-- Start --

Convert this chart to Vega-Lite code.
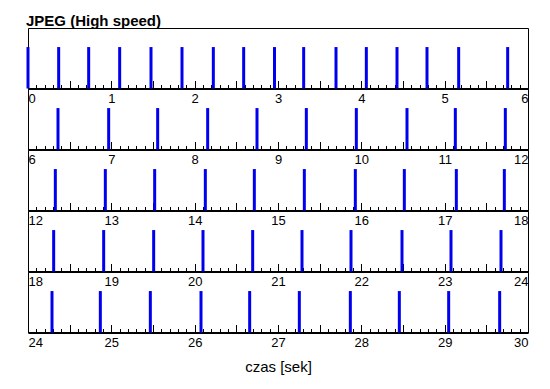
{
  "$schema": "https://vega.github.io/schema/vega-lite/v6.json",
  "padding": {"left": 26, "top": 13, "right": 24, "bottom": 10},
  "background": "white",
  "title": {"text": "JPEG (High speed)", "anchor": "start", "font": "Liberation Sans", "fontSize": 15, "fontWeight": "bold", "color": "black", "baseline": "bottom", "offset": -16},
  "data": {"values": [
    {"t": 0.0}, {"t": 0.368}, {"t": 0.728}, {"t": 1.1}, {"t": 1.476}, {"t": 1.848}, {"t": 2.224}, {"t": 2.588}, {"t": 2.958},
    {"t": 3.308}, {"t": 3.696}, {"t": 4.06}, {"t": 4.428}, {"t": 4.788}, {"t": 5.168}, {"t": 5.756},
    {"t": 6.36}, {"t": 6.968}, {"t": 7.556}, {"t": 8.156}, {"t": 8.748}, {"t": 9.34}, {"t": 9.94}, {"t": 10.548}, {"t": 11.128}, {"t": 11.728},
    {"t": 12.328}, {"t": 12.928}, {"t": 13.52}, {"t": 14.128}, {"t": 14.716}, {"t": 15.316}, {"t": 15.928}, {"t": 16.516}, {"t": 17.14}, {"t": 17.716},
    {"t": 18.308}, {"t": 18.908}, {"t": 19.508}, {"t": 20.1}, {"t": 20.696}, {"t": 21.288}, {"t": 21.876}, {"t": 22.488}, {"t": 23.076}, {"t": 23.676},
    {"t": 24.288}, {"t": 24.868}, {"t": 25.468}, {"t": 26.076}, {"t": 26.66}, {"t": 27.256}, {"t": 27.868}, {"t": 28.456}, {"t": 29.048}, {"t": 29.66}
  ]},
  "bounds": "flush",
  "spacing": 0,
  "vconcat": [
    {
      "width": 500, "height": 60.5,
      "transform": [{"filter": {"field": "t", "range": [0, 5.999]}}],
      "mark": {"type": "rule", "strokeWidth": 3, "color": "#0000ee"},
      "encoding": {
        "x": {"field": "t", "type": "quantitative", "scale": {"domain": [0, 6], "nice": false, "zero": false},
          "axis": {"title": null, "tickCount": 60, "labelExpr": "abs(datum.value - round(datum.value)) < 0.001 ? format(datum.value, 'd') : ''",
            "tickSize": {"condition": {"test": "abs(datum.value*2 - round(datum.value*2)) < 0.001", "value": -8}, "value": -4}}},
        "y": {"datum": 0, "type": "quantitative", "scale": {"domain": [0, 1.46]}, "axis": null},
        "y2": {"datum": 1}
      }
    },
    {
      "width": 500, "height": 60.5,
      "transform": [{"filter": {"field": "t", "range": [6, 11.999]}}],
      "mark": {"type": "rule", "strokeWidth": 3, "color": "#0000ee"},
      "encoding": {
        "x": {"field": "t", "type": "quantitative", "scale": {"domain": [6, 12], "nice": false, "zero": false},
          "axis": {"title": null, "tickCount": 60, "labelExpr": "abs(datum.value - round(datum.value)) < 0.001 ? format(datum.value, 'd') : ''",
            "tickSize": {"condition": {"test": "abs(datum.value*2 - round(datum.value*2)) < 0.001", "value": -8}, "value": -4}}},
        "y": {"datum": 0, "type": "quantitative", "scale": {"domain": [0, 1.46]}, "axis": null},
        "y2": {"datum": 1}
      }
    },
    {
      "width": 500, "height": 60.5,
      "transform": [{"filter": {"field": "t", "range": [12, 17.999]}}],
      "mark": {"type": "rule", "strokeWidth": 3, "color": "#0000ee"},
      "encoding": {
        "x": {"field": "t", "type": "quantitative", "scale": {"domain": [12, 18], "nice": false, "zero": false},
          "axis": {"title": null, "tickCount": 60, "labelExpr": "abs(datum.value - round(datum.value)) < 0.001 ? format(datum.value, 'd') : ''",
            "tickSize": {"condition": {"test": "abs(datum.value*2 - round(datum.value*2)) < 0.001", "value": -8}, "value": -4}}},
        "y": {"datum": 0, "type": "quantitative", "scale": {"domain": [0, 1.46]}, "axis": null},
        "y2": {"datum": 1}
      }
    },
    {
      "width": 500, "height": 60.5,
      "transform": [{"filter": {"field": "t", "range": [18, 23.999]}}],
      "mark": {"type": "rule", "strokeWidth": 3, "color": "#0000ee"},
      "encoding": {
        "x": {"field": "t", "type": "quantitative", "scale": {"domain": [18, 24], "nice": false, "zero": false},
          "axis": {"title": null, "tickCount": 60, "labelExpr": "abs(datum.value - round(datum.value)) < 0.001 ? format(datum.value, 'd') : ''",
            "tickSize": {"condition": {"test": "abs(datum.value*2 - round(datum.value*2)) < 0.001", "value": -8}, "value": -4}}},
        "y": {"datum": 0, "type": "quantitative", "scale": {"domain": [0, 1.46]}, "axis": null},
        "y2": {"datum": 1}
      }
    },
    {
      "width": 500, "height": 60.5,
      "transform": [{"filter": {"field": "t", "range": [24, 29.999]}}],
      "mark": {"type": "rule", "strokeWidth": 3, "color": "#0000ee"},
      "encoding": {
        "x": {"field": "t", "type": "quantitative", "scale": {"domain": [24, 30], "nice": false, "zero": false},
          "axis": {"title": "czas [sek]", "titleFont": "Liberation Sans", "titleFontSize": 15, "titleFontWeight": "normal", "titleColor": "black", "titlePadding": 6,
            "tickCount": 60, "labelExpr": "abs(datum.value - round(datum.value)) < 0.001 ? format(datum.value, 'd') : ''",
            "tickSize": {"condition": {"test": "abs(datum.value*2 - round(datum.value*2)) < 0.001", "value": -8}, "value": -4}}},
        "y": {"datum": 0, "type": "quantitative", "scale": {"domain": [0, 1.46]}, "axis": null},
        "y2": {"datum": 1}
      }
    }
  ],
  "config": {
    "view": {"stroke": "black", "strokeWidth": 1},
    "axis": {
      "domainColor": "black", "domainWidth": 2, "tickColor": "black", "tickWidth": 1,
      "labelFont": "Liberation Sans", "labelFontSize": 13, "labelColor": "black", "labelPadding": 12,
      "labelFlush": true, "labelOverlap": false, "labelBound": false, "grid": false, "zindex": 0
    }
  }
}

-- End --

■ Instructions for the task:
Return each line exactly as written. Any picture gets left out.

■ Written response:
Convert this chart to Vega-Lite code.
{
  "$schema": "https://vega.github.io/schema/vega-lite/v6.json",
  "padding": {"left": 26, "top": 13, "right": 24, "bottom": 10},
  "background": "white",
  "title": {"text": "JPEG (High speed)", "anchor": "start", "font": "Liberation Sans", "fontSize": 15, "fontWeight": "bold", "color": "black", "baseline": "bottom", "offset": -16},
  "data": {"values": [
    {"t": 0.0}, {"t": 0.368}, {"t": 0.728}, {"t": 1.1}, {"t": 1.476}, {"t": 1.848}, {"t": 2.224}, {"t": 2.588}, {"t": 2.958},
    {"t": 3.308}, {"t": 3.696}, {"t": 4.06}, {"t": 4.428}, {"t": 4.788}, {"t": 5.168}, {"t": 5.756},
    {"t": 6.36}, {"t": 6.968}, {"t": 7.556}, {"t": 8.156}, {"t": 8.748}, {"t": 9.34}, {"t": 9.94}, {"t": 10.548}, {"t": 11.128}, {"t": 11.728},
    {"t": 12.328}, {"t": 12.928}, {"t": 13.52}, {"t": 14.128}, {"t": 14.716}, {"t": 15.316}, {"t": 15.928}, {"t": 16.516}, {"t": 17.14}, {"t": 17.716},
    {"t": 18.308}, {"t": 18.908}, {"t": 19.508}, {"t": 20.1}, {"t": 20.696}, {"t": 21.288}, {"t": 21.876}, {"t": 22.488}, {"t": 23.076}, {"t": 23.676},
    {"t": 24.288}, {"t": 24.868}, {"t": 25.468}, {"t": 26.076}, {"t": 26.66}, {"t": 27.256}, {"t": 27.868}, {"t": 28.456}, {"t": 29.048}, {"t": 29.66}
  ]},
  "bounds": "flush",
  "spacing": 0,
  "vconcat": [
    {
      "width": 500, "height": 60.5,
      "transform": [{"filter": {"field": "t", "range": [0, 5.999]}}],
      "mark": {"type": "rule", "strokeWidth": 3, "color": "#0000ee"},
      "encoding": {
        "x": {"field": "t", "type": "quantitative", "scale": {"domain": [0, 6], "nice": false, "zero": false},
          "axis": {"title": null, "tickCount": 60, "labelExpr": "abs(datum.value - round(datum.value)) < 0.001 ? format(datum.value, 'd') : ''",
            "tickSize": {"condition": {"test": "abs(datum.value*2 - round(datum.value*2)) < 0.001", "value": -8}, "value": -4}}},
        "y": {"datum": 0, "type": "quantitative", "scale": {"domain": [0, 1.46]}, "axis": null},
        "y2": {"datum": 1}
      }
    },
    {
      "width": 500, "height": 60.5,
      "transform": [{"filter": {"field": "t", "range": [6, 11.999]}}],
      "mark": {"type": "rule", "strokeWidth": 3, "color": "#0000ee"},
      "encoding": {
        "x": {"field": "t", "type": "quantitative", "scale": {"domain": [6, 12], "nice": false, "zero": false},
          "axis": {"title": null, "tickCount": 60, "labelExpr": "abs(datum.value - round(datum.value)) < 0.001 ? format(datum.value, 'd') : ''",
            "tickSize": {"condition": {"test": "abs(datum.value*2 - round(datum.value*2)) < 0.001", "value": -8}, "value": -4}}},
        "y": {"datum": 0, "type": "quantitative", "scale": {"domain": [0, 1.46]}, "axis": null},
        "y2": {"datum": 1}
      }
    },
    {
      "width": 500, "height": 60.5,
      "transform": [{"filter": {"field": "t", "range": [12, 17.999]}}],
      "mark": {"type": "rule", "strokeWidth": 3, "color": "#0000ee"},
      "encoding": {
        "x": {"field": "t", "type": "quantitative", "scale": {"domain": [12, 18], "nice": false, "zero": false},
          "axis": {"title": null, "tickCount": 60, "labelExpr": "abs(datum.value - round(datum.value)) < 0.001 ? format(datum.value, 'd') : ''",
            "tickSize": {"condition": {"test": "abs(datum.value*2 - round(datum.value*2)) < 0.001", "value": -8}, "value": -4}}},
        "y": {"datum": 0, "type": "quantitative", "scale": {"domain": [0, 1.46]}, "axis": null},
        "y2": {"datum": 1}
      }
    },
    {
      "width": 500, "height": 60.5,
      "transform": [{"filter": {"field": "t", "range": [18, 23.999]}}],
      "mark": {"type": "rule", "strokeWidth": 3, "color": "#0000ee"},
      "encoding": {
        "x": {"field": "t", "type": "quantitative", "scale": {"domain": [18, 24], "nice": false, "zero": false},
          "axis": {"title": null, "tickCount": 60, "labelExpr": "abs(datum.value - round(datum.value)) < 0.001 ? format(datum.value, 'd') : ''",
            "tickSize": {"condition": {"test": "abs(datum.value*2 - round(datum.value*2)) < 0.001", "value": -8}, "value": -4}}},
        "y": {"datum": 0, "type": "quantitative", "scale": {"domain": [0, 1.46]}, "axis": null},
        "y2": {"datum": 1}
      }
    },
    {
      "width": 500, "height": 60.5,
      "transform": [{"filter": {"field": "t", "range": [24, 29.999]}}],
      "mark": {"type": "rule", "strokeWidth": 3, "color": "#0000ee"},
      "encoding": {
        "x": {"field": "t", "type": "quantitative", "scale": {"domain": [24, 30], "nice": false, "zero": false},
          "axis": {"title": "czas [sek]", "titleFont": "Liberation Sans", "titleFontSize": 15, "titleFontWeight": "normal", "titleColor": "black", "titlePadding": 6,
            "tickCount": 60, "labelExpr": "abs(datum.value - round(datum.value)) < 0.001 ? format(datum.value, 'd') : ''",
            "tickSize": {"condition": {"test": "abs(datum.value*2 - round(datum.value*2)) < 0.001", "value": -8}, "value": -4}}},
        "y": {"datum": 0, "type": "quantitative", "scale": {"domain": [0, 1.46]}, "axis": null},
        "y2": {"datum": 1}
      }
    }
  ],
  "config": {
    "view": {"stroke": "black", "strokeWidth": 1},
    "axis": {
      "domainColor": "black", "domainWidth": 2, "tickColor": "black", "tickWidth": 1,
      "labelFont": "Liberation Sans", "labelFontSize": 13, "labelColor": "black", "labelPadding": 12,
      "labelFlush": true, "labelOverlap": false, "labelBound": false, "grid": false, "zindex": 0
    }
  }
}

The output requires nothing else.